Si un cristiano casado y divorciado no puede restaurar la convivencia con su cónyuge por razones ajenas a su voluntad, podrá con la gracia de Dios arrepentirse, confesar, obtener el perdón sacramental y vivir en castidad, sin tener impedimento alguno para la comunión eucarística.

–Si un cristiano incurre primero en divorcio y después en adulterio, sea en unión civil o en mera convivencia, con la gracia de Dios podrá dejar de convivir en fornicación con quien no es cónyuge suyo, dando a los hijos y a otras cuestiones materiales las soluciones convenientes, las mismas que son dadas por tantísimos divorciados. Regresará así a la castidad, tendrá acceso al sacramento de la penitencia y también a la plena comunión con la Iglesia, que se logra en la Eucaristía. Todo, por gracia de Dios.

–Y si por graves circunstancias insuperables, que realmente sean graves, con frecuencia relacionadas con el cuidado de los hijos, conviene que la pareja adúltera prosiga su convivencia, con la gracia de Dios podrá vivirla no como esposos, sino como hermano y hermana. Esta convivencia en abstinencia y castidad, por supuesto, «no pone en riesgo una fidelidad» que no se deben el uno al otro, porque no existe un deber de fidelidad al pecado.

* * *

A la luz de la fe y de la doctrina católica los problemas más complejos tienen soluciones muy claras, ya dadas en la Escritura, la Tradición y el Magisterio apostólico. Es cuestión de poner en práctica esas soluciones, porque la gracia de Dios siempre puede y quiere concederlo. Todo cristiano recibe gracia de Dios para vivir como «hijo de la luz», no de las tinieblas (Mt 5,14-16). El que recibe a Cristo para que viva en él, vive en la luz de Aquel que dijo: «Yo soy la luz del mundo. El que me sigue no anda en tinieblas, sino que tendrá luz de vida» (Jn 8,12). Ahí van, pues, unos cuantos rayos de luz potentísimos:

–Concilio de Trento, fragmentos del Decreto de la justificación (1547):

«Por más que esté justificado, nadie debe considerarse libre de la observacia de los mandamientos; nadie debe recibir aquella voz temeraria y prohibida por los Padres bajo anatema, de que los mandamientos de Dios son imposibles de guardar para el hombre justificado. “Porque Dios no manda cosas imposibles, sino que al mandar avisa que hagas lo que puedas y pidas lo que no puedas” (S. Agustín), y ayuda para que puedas. “Sus mandamientos no son pesados» (1Jn 5,3), “su yugo es suave y su carga ligera” (Mt 11,30). Porque los que son hijos de Dios aman a Cristo, y los que lo aman, como Él mismo atestigua, guardan sus palabras (Jn 14,23); cosa que, con el auxilio divino, pueden ciertamente hacer (Denz 1536)…

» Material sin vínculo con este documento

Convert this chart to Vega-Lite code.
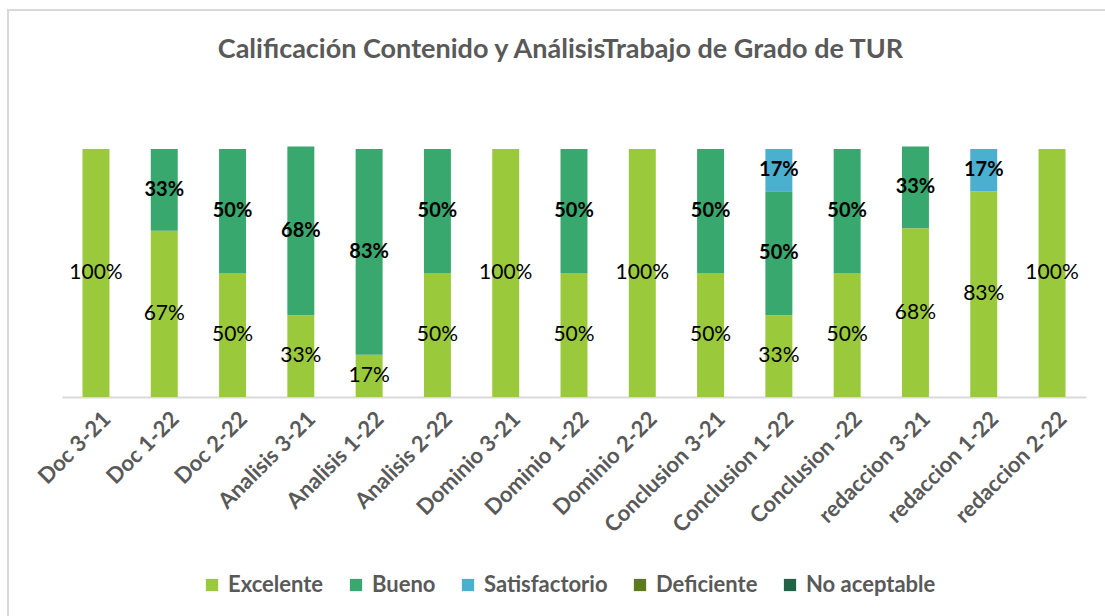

«Los justos [los evangelizados y bautizados] deben sentirse tanto más obligados a andar por el camino de la justicia, cuanto que, “liberados ya del pecado y hechos siervos de Dios” (Rm 6,22), “viviendo sobria, justa y piadosamente” (Tit 2,12), pueden adelantar por obra de Cristo Jesús, por el que tuvieron acceso a esta gracia (Rm 5,2). Porque Dios, a los que una vez justificó por su gracia “no los abandona, si antes no es por ellos abandonado” (S. Agustín) (1537).

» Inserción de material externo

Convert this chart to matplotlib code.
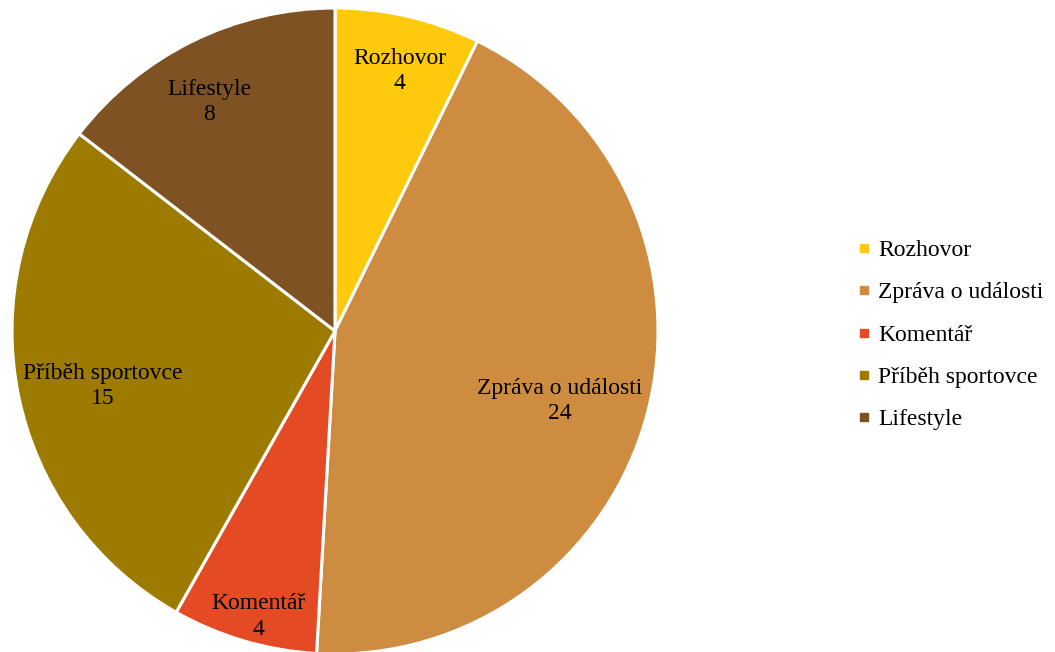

«Así mismo, nadie debe lisonjearse a sí mismo en la sola fe, pensando que por la sola fe ha sido constituido heredero y ha de conseguir la herencia […] Porque aun Cristo mismo, “siendo hijo de Dios, aprendió por las cosas que padeció la obediencia y, consumado, fue hecho para todos los que le obedecen causa de salvación eterna” (Heb 5,8ss). […] Igualmente el príncipe de los apóstoles Pedro: “Andad solícitos, para que por las buenas obras hagáis cierta vuestra vocación y elección; porque, haciendo eso, no pecaréis jamás» (2Pe 1,10)» (1538).

–San Juan Pablo II:

«Suponer que existan situaciones en las que no sea posible a los esposos ser fieles a todas las exigencias de la verdad del amor conyugal, equivale a olvidar esta presencia de la gracia que caracteriza la Nueva Alianza: la gracia del Espíritu Santo hace posible lo que al hombre, dejado a sus solas fuerzas, no le es posible» (17-IX-1983).

* * *

En fin, afirmar que la gracia de Dios no hace posible abandonar una vida de pecado grave es una forma de apostasía. Es negar la victoria de Cristo, «Cordero de Dios que quita el pecado del mundo» (Jn 1.29). Es dudar del poder que el Salvador tiene para salvar realmente hombre pecador. Es considerar una fanfarronada sus palabras: «En el mundo tendréis luchas, pero ánimo: yo he vencido al mundo» (Jn 16,33). Porque «ésta es la caridad de Dios, que guardemos sus mandatos. Sus preceptos no son pesados, porque todo el engendrado de Dios vence al mundo. Y ésta es la victoria que ha vencido al mundo: nuestra fe» (1Jn 5,3-4).